Partant de ces observations, l’équipe a mis au point une prothèse capable de décoder ces contractions musculaires. « Nous avons adapté le paradigme qui existait déjà pour les prothèses de l’avant-bras », précise Nathanaël Jarrassé, de l’Institut des systèmes intelligents et de robotique de Sorbonne Université. « Mais, contrairement aux personnes amputées en dessous du coude qui, elles, possèdent encore dans l’avant-bras les muscles qui permettaient de bouger le poignet et les doigts, les personnes amputées du bras ne les possèdent plus. »
L’équipe a utilisé des techniques d’apprentissage automatique (machine learning en anglais), en entraînant un algorithme à reconnaître le schéma de contraction musculaire propre à chaque mouvement du membre fantôme et propre à chaque patient. « Il s’agit d’un algorithme de classification, comme ceux qui reconnaissent des visages ou des chiens dans une image. Sauf que le nôtre reconnaît les signaux électriques des contractions musculaires du membre résiduel », explique Nathanaël Jarrassé.
Deux patients ont ainsi réussi à saisir, à l’aide de la prothèse – non portée, mais placée près de leur moignon de bras – un cylindre, une balle, puis une pince à linge, et sont parvenus à les lâcher au-dessus d’un récipient. Et ce, après seulement quelques minutes d’entraînement. Un résultat qui ne va pas de soi avec les prothèses actuelles. « Celles qui équipent les personnes amputées au niveau du bras sont très contraignantes », explique Nathanël Jarrassé. « À partir de deux muscles dans le moignon, il faut apprendre à effectuer des contractions particulières pour mobiliser les articulations du coude, du poignet et de la main sur la prothèse. Les contractions des groupes musculaires n’ont en plus rien à voir avec les mouvements effectués. En conséquence, le dialogue avec la prothèse est très complexe et implique une charge cognitive lourde. »

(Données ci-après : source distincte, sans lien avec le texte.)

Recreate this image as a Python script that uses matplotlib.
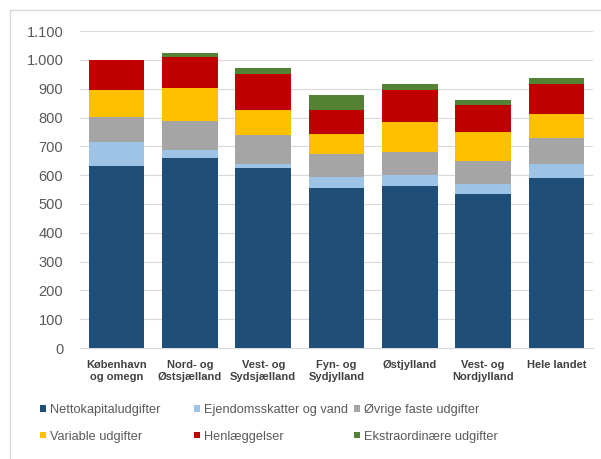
import matplotlib.pyplot as plt
from matplotlib.patches import Patch
from matplotlib.lines import Line2D
import numpy as np

plt.rcParams['font.family'] = ['Liberation Sans', 'DejaVu Sans']

regions = ["København\nog omegn", "Nord- og\nØstsjælland", "Vest- og\nSydsjælland",
           "Fyn- og\nSydjylland", "Østjylland", "Vest- og\nNordjylland", "Hele landet"]
netto = [632, 659, 624, 557, 563, 535, 591]
ejendom = [84, 29, 15, 38, 38, 34, 47]
oevrige = [87, 100, 101, 79, 81, 81, 90]
variable = [93, 114, 86, 69, 102, 99, 85]
henl = [104, 109, 124, 83, 112, 95, 104]
ekstra = [0, 14, 21, 52, 21, 17, 19]

series = [
    ("Nettokapitaludgifter", netto, '#1F4E79'),
    ("Ejendomsskatter og vand", ejendom, '#9DC3E6'),
    ("Øvrige faste udgifter", oevrige, '#A5A5A5'),
    ("Variable udgifter", variable, '#FFC000'),
    ("Henlæggelser", henl, '#C00000'),
    ("Ekstraordinære udgifter", ekstra, '#548235'),
]

W, H = 601, 459
fig = plt.figure(figsize=(W / 100, H / 100), dpi=100)
ax = fig.add_axes([80 / W, 1 - 348 / H, 513 / W, (348 - 31.2) / H])

x = np.arange(len(regions))
bottom = np.zeros(len(regions))
handles = []
for name, vals, col in series:
    ax.bar(x, vals, bottom=bottom, width=0.76, color=col, zorder=3)
    bottom += np.array(vals)
    handles.append(Patch(facecolor=col, label=name))

ax.set_xlim(-0.5, len(regions) - 0.5)
ax.set_ylim(0, 1100)
ax.set_yticks(np.arange(0, 1101, 100))
ax.set_yticklabels([f"{v:,}".replace(",", ".") for v in range(0, 1101, 100)])
ax.set_xticks(x)
ax.set_xticklabels(regions, fontsize=8, fontweight='bold', color='#404040', linespacing=1.25)
ax.tick_params(axis='y', length=0, pad=12, labelsize=10.5, labelcolor='#595959')
ax.tick_params(axis='x', length=0, pad=9)
ax.grid(axis='y', color='#D9D9D9', linewidth=0.8, zorder=0)
for s in ['top', 'right', 'left']:
    ax.spines[s].set_visible(False)
ax.spines['bottom'].set_color('#D9D9D9')

# outer frame (top and left edges visible)
fig.add_artist(Line2D([10 / W, 1], [1 - 10 / H, 1 - 10 / H], color='#D9D9D9', lw=1))
fig.add_artist(Line2D([10 / W, 10 / W], [0, 1 - 10 / H], color='#D9D9D9', lw=1))

# legend: three columns, two rows
cols_x = [40, 194, 354]
for i, cx in enumerate(cols_x):
    hs = [handles[i], handles[i + 3]]
    fig.legend(handles=hs, loc='center left', bbox_to_anchor=(cx / W, 1 - 423.5 / H),
               frameon=False, fontsize=9.2, labelcolor='#595959',
               handlelength=0.45, handleheight=0.45, handletextpad=0.3,
               labelspacing=1.1, borderpad=0, borderaxespad=0)

fig.savefig('out.png', dpi=100)
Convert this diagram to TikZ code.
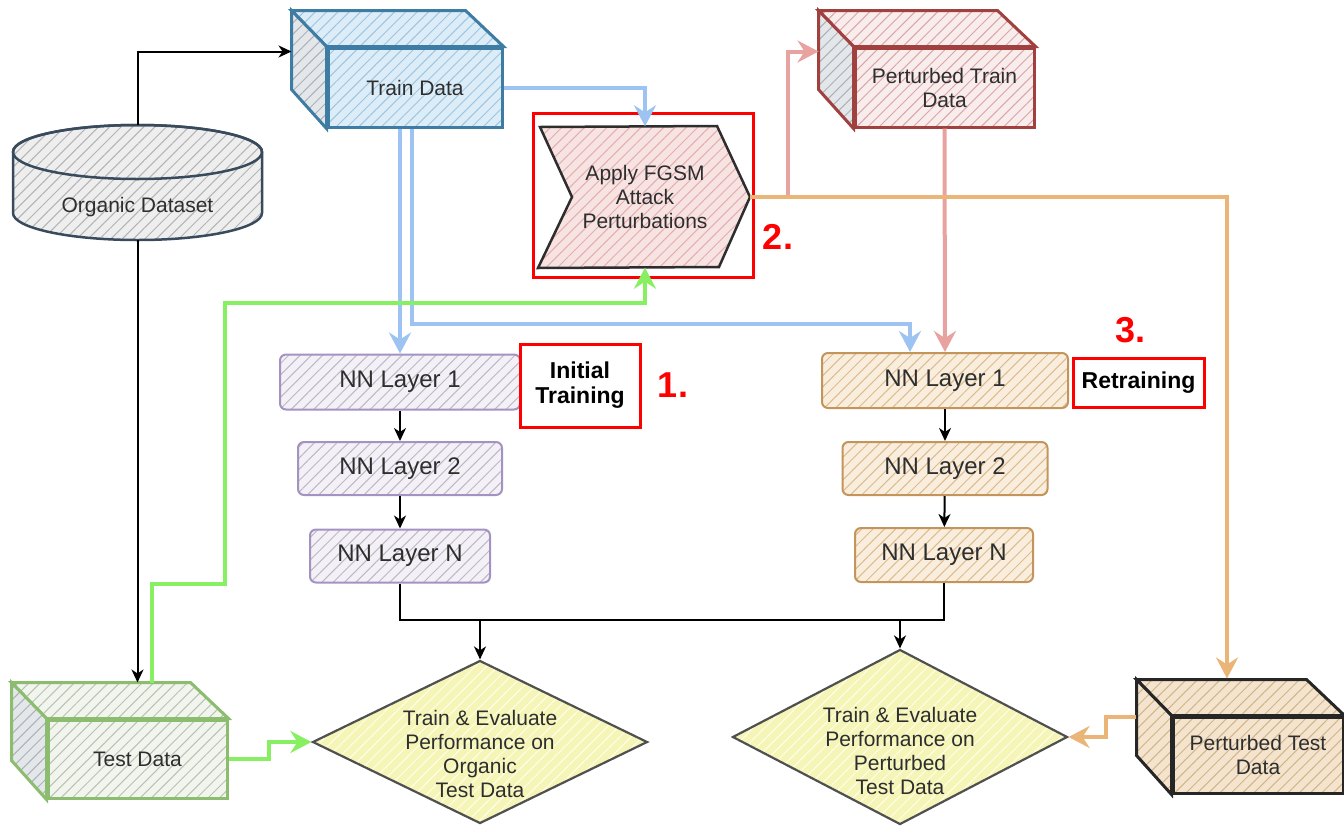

Certes, des éléments du nouveau prototype restent à perfectionner. Par exemple, la fatigue, l’anxiété ou encore la sudation perturbent les schémas de contraction musculaire. « Néanmoins, explique Jozina de Graaf, nous avons apporté la preuve de concept que même sans chirurgie, il était possible d’obtenir des résultats. Et au-delà de ça, poursuit-elle, notre travail permet de libérer le tabou du membre fantôme. Il y a encore des patients qui n’osent pas en parler, de peur de passer pour fous ou de se voir répondre que cela correspond en fait à un refus d’accepter leur condition. » L’équipe comporte d’ailleurs une socio-anthropologue qui travaille sur la perception du phénomène du membre fantôme. Les chercheurs espèrent que leur recherche, à la fois fondamentale, appliquée et multidisciplinaire, contribuera à porter un nouveau regard sur le membre fantôme et à ne plus le considérer seulement sous l’angle de la douleur.